The Council accepted ‘this should not have happened and apologised’, according to the ombudsman.

The ombudsman added: “She says it took 16 weeks, which she says was an unacceptably long time, for the council to make the first direct payment and the care agency which had continued to look after Mrs X was chasing her for money.

“The council accepts this was a delay but says it did not impact on the care and support provided to Mrs X.”

The watchdog said the council had claimed that there was a ‘delay in allocating the case to a new social worker after the previous social worker left’.

By calculating Mrs X’s personal budget on the comparative cost of a care home placement, the council did not act in accordance with the guidance, the ombudsman said.

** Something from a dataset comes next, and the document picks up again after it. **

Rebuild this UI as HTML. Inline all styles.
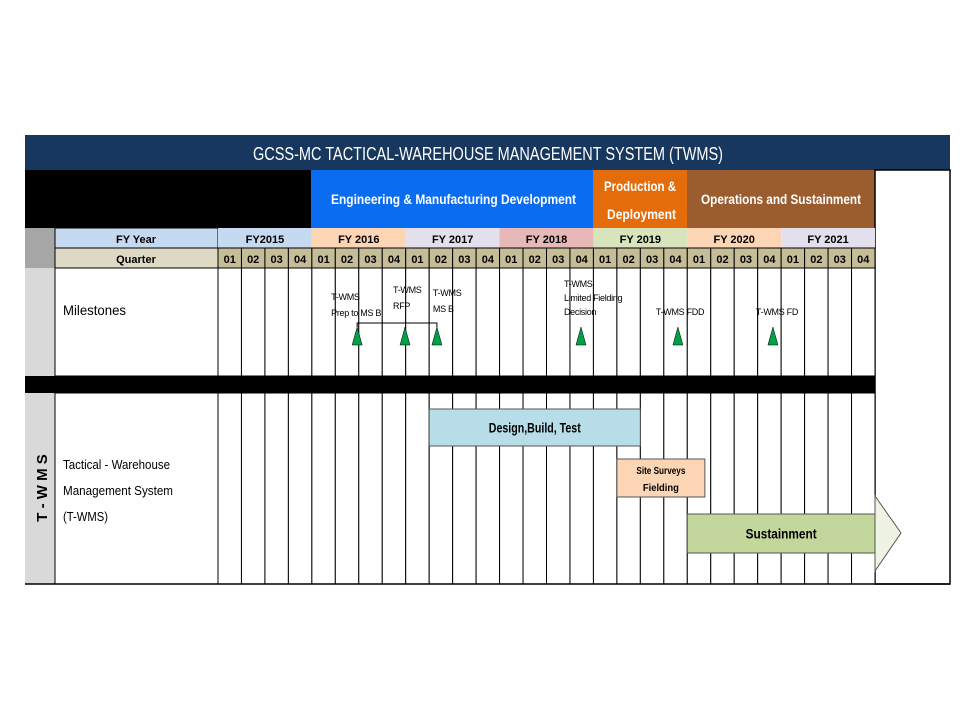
<!DOCTYPE html>
<html><head><meta charset="utf-8"><style>
html,body{margin:0;padding:0;background:#fff;width:960px;height:720px;overflow:hidden}
svg{display:block}
text{font-family:"Liberation Sans Narrow","Liberation Sans",sans-serif}
</style></head><body>
<svg id="chart" width="960" height="720" xmlns="http://www.w3.org/2000/svg">
<rect x="25" y="135" width="925" height="35" fill="#17375e"/>
<text x="253" y="160" font-size="18" fill="#fff" textLength="470" lengthAdjust="spacingAndGlyphs">GCSS-MC TACTICAL-WAREHOUSE MANAGEMENT SYSTEM (TWMS)</text>
<rect x="25" y="170" width="286" height="58" fill="#000"/>
<rect x="311" y="170" width="282" height="58" fill="#0a6cf0"/>
<text x="331" y="204" font-size="14" font-weight="bold" fill="#fff" textLength="245" lengthAdjust="spacingAndGlyphs">Engineering &amp; Manufacturing Development</text>
<rect x="593" y="170" width="94" height="58" fill="#e46c0a"/>
<text x="604" y="191" font-size="14" font-weight="bold" fill="#fff" textLength="72" lengthAdjust="spacingAndGlyphs">Production &amp;</text>
<text x="607" y="219" font-size="14" font-weight="bold" fill="#fff" textLength="69" lengthAdjust="spacingAndGlyphs">Deployment</text>
<rect x="687" y="170" width="188" height="58" fill="#9c5d2e"/>
<text x="701" y="204" font-size="14" font-weight="bold" fill="#fff" textLength="160" lengthAdjust="spacingAndGlyphs">Operations and Sustainment</text>
<rect x="875" y="170" width="75" height="414" fill="#fff" stroke="#000" stroke-width="1.5"/>
<rect x="25" y="228" width="30" height="40" fill="#a6a6a6"/>
<rect x="55" y="228" width="163" height="20" fill="#c5d9f1" stroke="#000"/>
<text x="136" y="243" font-size="11" font-weight="bold" text-anchor="middle">FY Year</text>
<rect x="55" y="248" width="163" height="20" fill="#ddd9c4" stroke="#000"/>
<text x="136" y="263" font-size="11" font-weight="bold" text-anchor="middle">Quarter</text>
<rect x="25" y="268" width="30" height="108" fill="#d9d9d9"/>
<rect x="55" y="268" width="163" height="108" fill="#fff" stroke="#000"/>
<text x="63" y="315" font-size="14" textLength="63" lengthAdjust="spacingAndGlyphs">Milestones</text>
<rect x="25" y="376" width="850" height="17" fill="#000"/>
<rect x="25" y="393" width="30" height="191" fill="#d9d9d9"/>
<text transform="translate(47,488) rotate(-90)" font-size="15" font-weight="bold" text-anchor="middle">T - W M S</text>
<rect x="55" y="393" width="163" height="191" fill="#fff" stroke="#000"/>
<text x="63" y="469" font-size="13" textLength="107" lengthAdjust="spacingAndGlyphs">Tactical - Warehouse</text>
<text x="63" y="495" font-size="13" textLength="110" lengthAdjust="spacingAndGlyphs">Management System</text>
<text x="63" y="521" font-size="13" textLength="45" lengthAdjust="spacingAndGlyphs">(T-WMS)</text>
<g id="grid"></g><g id="marks"></g>
<line x1="25" y1="584" x2="950" y2="584" stroke="#000" stroke-width="1.5"/>
</svg>
<script>
const years=["FY2015","FY 2016","FY 2017","FY 2018","FY 2019","FY 2020","FY 2021"];
const yearColors=["#c5d9f1","#fcd5b4","#e4dfec","#e6b8b7","#d8e4bc","#fcd5b4","#e4dfec"];
const quarterLabels=["01","02","03","04"];
const milestoneLabels=[["T-WMS","Prep to MS B"],["T-WMS","RFP"],["T-WMS","MS B"],["T-WMS","Limited Fielding","Decision"],["T-WMS  FDD"],["T-WMS  FD"]];
const milestoneQuarters=[5.93,7.97,9.33,15.47,19.6,23.65];
const taskNames=["Design,Build, Test","Site Surveys|Fielding","Sustainment"];
const taskStarts=[9,17,20];
const taskEnds=[18,20.75,28];
// label layout (styling, not data)
const labelDx=[-26,-12,-4,-17,-22,-17];
const labelY0=[300,293,296,287,315,315];
const NS="http://www.w3.org/2000/svg";
const X0=218,X1=875,NQ=28;
const qx=q=>X0+q*(X1-X0)/NQ;
function mk(t,a,p){const e=document.createElementNS(NS,t);for(const k in a)e.setAttribute(k,a[k]);p.appendChild(e);return e;}
const grid=document.getElementById('grid'),marks=document.getElementById('marks');
years.forEach((y,i)=>{
 const r=mk('rect',{x:qx(i*4),y:228,width:qx(i*4+4)-qx(i*4),height:20,fill:yearColors[i]},grid);
 
 
 const t=mk('text',{x:(qx(i*4)+qx(i*4+4))/2,y:243,'font-size':11,'font-weight':'bold','text-anchor':'middle'},grid);t.textContent=y;
 
 
});
for(let q=0;q<NQ;q++){
 const r=mk('rect',{x:qx(q),y:248,width:qx(q+1)-qx(q),height:20,fill:'#c4bd97',stroke:'#000'},grid);
 
 
 const t=mk('text',{x:(qx(q)+qx(q+1))/2,y:263,'font-size':11,'font-weight':'bold','text-anchor':'middle'},grid);t.textContent=quarterLabels[q%4];
 
 
 [[268,376],[393,584]].forEach(([a,b])=>{
  const c=mk('rect',{x:qx(q),y:a,width:qx(q+1)-qx(q),height:b-a,fill:'#fff',stroke:'#000'},grid);
  
  
 });
}
const l=mk('polyline',{points:`${qx(milestoneQuarters[0])},327 ${qx(milestoneQuarters[0])},323 ${qx(milestoneQuarters[2])},323 ${qx(milestoneQuarters[2])},327`,fill:'none',stroke:'#000'},marks);


milestoneQuarters.forEach((m,i)=>{
 const x=qx(m);
 const tr=mk('polygon',{points:`${x},327 ${x-5},345 ${x+5},345`,fill:'#00a04a',stroke:'#000','stroke-width':0.5},marks);
 
 
 const lines=milestoneLabels[i];
 lines.forEach((s,j)=>{
  const t=mk('text',{x:x+labelDx[i],y:labelY0[i]+j*(lines.length===3?14:16),'font-size':9,'letter-spacing':'-0.3'},marks);t.textContent=s;
  
  
 });
});
const fills=['#b7dde8','#fcd5b4','#c3d69b'];
const ys=[[409,446],[459,497],[514,553]];
const tl=[[92],[49,36],[71]];
taskNames.forEach((n,i)=>{
 const x0=qx(taskStarts[i]),x1=qx(taskEnds[i]),[a,b]=ys[i];
 const r=mk('rect',{x:x0,y:a,width:x1-x0,height:b-a,fill:fills[i],stroke:'#555'},marks);
 
 
 if(i===2){
  const p=mk('polygon',{points:`${x1},496 ${x1+26},533 ${x1},571`,fill:'#eef3e3',stroke:'#555'},marks);
  
  
 }
 const parts=n.split('|');
 parts.forEach((s,j)=>{
  const t=mk('text',{x:(x0+x1)/2,y:parts.length>1?a+15+j*17:(a+b)/2+5,'font-size':parts.length>1?10:14,'font-weight':'bold','text-anchor':'middle',textLength:tl[i][j],lengthAdjust:'spacingAndGlyphs'},marks);t.textContent=s;
  
  
 });
});
</script>
</body></html>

It added: “It also led to a distressing situation where the care home which the council had contacted then approached Mrs A about an assessment visit which was neither wanted nor needed. That was fault on the part of the council.”

Angela Macpherson, the council's cabinet member for health and wellbeing said: “Buckinghamshire Council accepts the findings of this Ombudsman investigation and the mistakes that were made.

“We apologise once again to the family for any distress and upset that our actions may have caused. We will take on board the findings and seek to ensure that the learnings from this case are taken forward for the future.”